Work to complete:
In the lines below, output everything from the first line through the line containing "lw=1.2, clip_on=False, zorder=1)" exactly as it is. Pictures are not part of the output.

Information provided:
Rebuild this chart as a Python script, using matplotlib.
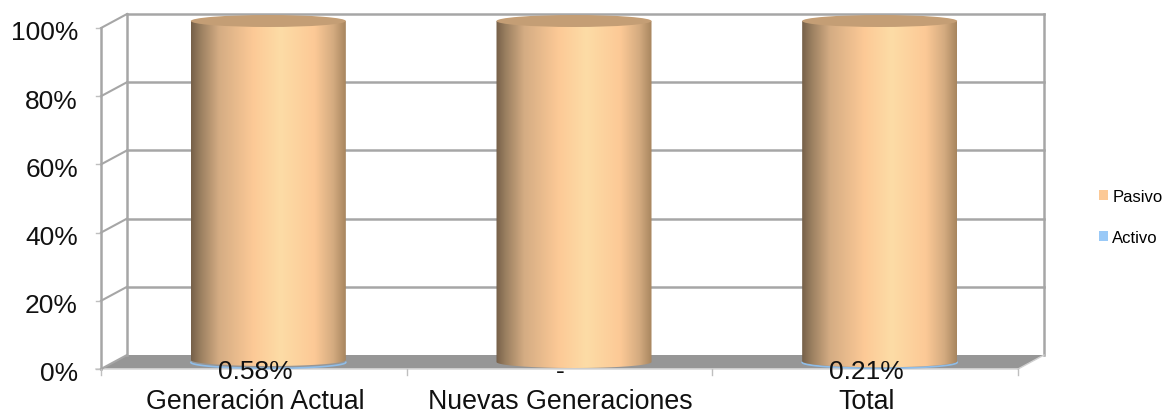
import numpy as np
import matplotlib
matplotlib.use("Agg")
import matplotlib.pyplot as plt
from matplotlib.colors import LinearSegmentedColormap
from matplotlib.patches import Ellipse, Polygon, PathPatch, Patch
from matplotlib.path import Path

plt.rcParams['font.family'] = ['Liberation Sans', 'DejaVu Sans']

categories = ['Generación Actual', 'Nuevas Generaciones', 'Total']
activo = [0.58, 0.0, 0.21]
pasivo = [99.42, 100.0, 99.79]
data_labels = ['0.58%', '-', '0.21%']
y_ticks = [0, 20, 40, 60, 80, 100]

W, H = 1165, 414
GRID = '#a6a6a6'

# front plane of the 3D box in pixels
left, right, bottom, top = 101, 1018, 370, 29
fig = plt.figure(figsize=(W / 100, H / 100), dpi=100)
ax = fig.add_axes([left / W, 1 - bottom / H, (right - left) / W, (bottom - top) / H])
ax.set_xlim(-0.5, 2.5)
ax.set_ylim(0, 100)
ax.axis('off')

# depth of the box, in data units
px_x = 3 / (right - left)
px_y = 100 / (bottom - top)
dx = 26 * px_x
dy = 14 * px_y
x0, x1 = -0.5, 2.5

# floor
ax.add_patch(Polygon([(x0, 0), (x1, 0), (x1 + dx, dy), (x0 + dx, dy)], closed=True,
                     fc='#969696', ec='none', clip_on=False, zorder=1))
ax.plot([x0 - 5 * px_x, x1], [0, 0], color='#d9d9d9', lw=1.2, clip_on=False, zorder=1)

# walls and gridlines
for v in y_ticks:
    if v > 0:
        ax.plot([x0 + dx, x1 + dx], [v + dy, v + dy], color=GRID, lw=1.8, clip_on=False, zorder=1)
    ax.plot([x0, x0 + dx], [v, v + dy], color=GRID, lw=1.5, clip_on=False, zorder=1)
    ax.plot([x0 - 5 * px_x, x0], [v, v], color='#bfbfbf', lw=1, clip_on=False, zorder=1)
ax.plot([x0, x0], [0, 100], color=GRID, lw=1.8, clip_on=False, zorder=1)
ax.plot([x0 + dx, x0 + dx], [dy, 100 + dy], color=GRID, lw=1.8, clip_on=False, zorder=1)
ax.plot([x1 + dx, x1 + dx], [dy, 100 + dy], color=GRID, lw=1.8, clip_on=False, zorder=1)
ax.plot([x1, x1 + dx], [0, dy], color='#d0d0d0', lw=1, clip_on=False, zorder=1)
for i in range(4):
    ax.plot([x0 + i, x0 + i], [0, -6 * px_y], color='#bfbfbf', lw=1, clip_on=False, zorder=1)

# cylinders
cmap = LinearSegmentedColormap.from_list('cyl', [
    (0.0, '#766049'), (0.06, '#9a7f60'), (0.18, '#d4ac83'), (0.40, '#fcc996'),
    (0.58, '#fddca6'), (0.80, '#fcc996'), (0.92, '#d4ab80'), (1.0, '#a8865f')])
grad = np.linspace(0, 1, 256).reshape(1, -1)
bar_w = 155 * px_x
rx = bar_w / 2
ry = 6 * px_y
cyl_dx = 14.5 * px_x
cyl_dy = 7 * px_y


def half_ellipse_pts(cx, cy):
    t = np.linspace(np.pi, 2 * np.pi, 60)
    return np.column_stack([cx + rx * np.cos(t), cy + ry * np.sin(t)])


for i in range(len(categories)):
    cx = i + cyl_dx
    y_a = activo[i] + cyl_dy
    y_t = activo[i] + pasivo[i] + cyl_dy
    # thin Activo base, only its lower rim shows
    if activo[i] > 0:
        rim = half_ellipse_pts(cx, cyl_dy - 0.1)
        ax.plot(rim[:, 0], rim[:, 1], color='#8fbde8', lw=1.2, clip_on=False, zorder=2)
    # Pasivo body with horizontal shading
    low = half_ellipse_pts(cx, y_a)
    verts = np.vstack([low, [[cx + rx, y_t]], [[cx - rx, y_t]], low[:1]])
    body = PathPatch(Path(verts), fc='none', ec='none', transform=ax.transData)
    ax.add_patch(body)
    im = ax.imshow(grad, cmap=cmap, aspect='auto', zorder=3,
                   extent=[cx - rx, cx + rx, -5, 110])
    # the cylinder sits in the box depth, above the front plane
    im.set_clip_box(fig.bbox)
    im.set_clip_path(body)
    ax.add_patch(Ellipse((cx, y_t), 2 * rx, 2 * ry, fc='#c49e75', ec='none',
                         clip_on=False, zorder=4))
    ax.text(i + 1 * px_x, -0.7, data_labels[i], ha='center', va='center', fontsize=19,
            color='#111111', clip_on=False, zorder=6)
    ax.text(i + 1 * px_x, -9.3, categories[i], ha='center', va='center', fontsize=19.3,
            color='#111111', clip_on=False, zorder=6)

ax.set_xlim(-0.5, 2.5)
ax.set_ylim(0, 100)

for v in y_ticks:
    ax.text(x0 - 23 * px_x, v - 1.3, f'{v}%', ha='right', va='center', fontsize=19, color='#111111')

# legend
handles = [Patch(fc='#fcc996', ec='none', label='Pasivo'),
           Patch(fc='#99c9f7', ec='none', label='Activo')]
fig.legend(handles=handles, loc='center left', bbox_to_anchor=(1099 / W, 1 - 218 / H),
           frameon=False, fontsize=12, handlelength=0.54, handleheight=0.54,
           handletextpad=0.25, labelspacing=1.6, borderpad=0, borderaxespad=0)

fig.savefig('out.png', dpi=100)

Task response:
Rebuild this chart as a Python script, using matplotlib.
import numpy as np
import matplotlib
matplotlib.use("Agg")
import matplotlib.pyplot as plt
from matplotlib.colors import LinearSegmentedColormap
from matplotlib.patches import Ellipse, Polygon, PathPatch, Patch
from matplotlib.path import Path

plt.rcParams['font.family'] = ['Liberation Sans', 'DejaVu Sans']

categories = ['Generación Actual', 'Nuevas Generaciones', 'Total']
activo = [0.58, 0.0, 0.21]
pasivo = [99.42, 100.0, 99.79]
data_labels = ['0.58%', '-', '0.21%']
y_ticks = [0, 20, 40, 60, 80, 100]

W, H = 1165, 414
GRID = '#a6a6a6'

# front plane of the 3D box in pixels
left, right, bottom, top = 101, 1018, 370, 29
fig = plt.figure(figsize=(W / 100, H / 100), dpi=100)
ax = fig.add_axes([left / W, 1 - bottom / H, (right - left) / W, (bottom - top) / H])
ax.set_xlim(-0.5, 2.5)
ax.set_ylim(0, 100)
ax.axis('off')

# depth of the box, in data units
px_x = 3 / (right - left)
px_y = 100 / (bottom - top)
dx = 26 * px_x
dy = 14 * px_y
x0, x1 = -0.5, 2.5

# floor
ax.add_patch(Polygon([(x0, 0), (x1, 0), (x1 + dx, dy), (x0 + dx, dy)], closed=True,
                     fc='#969696', ec='none', clip_on=False, zorder=1))
ax.plot([x0 - 5 * px_x, x1], [0, 0], color='#d9d9d9', lw=1.2, clip_on=False, zorder=1)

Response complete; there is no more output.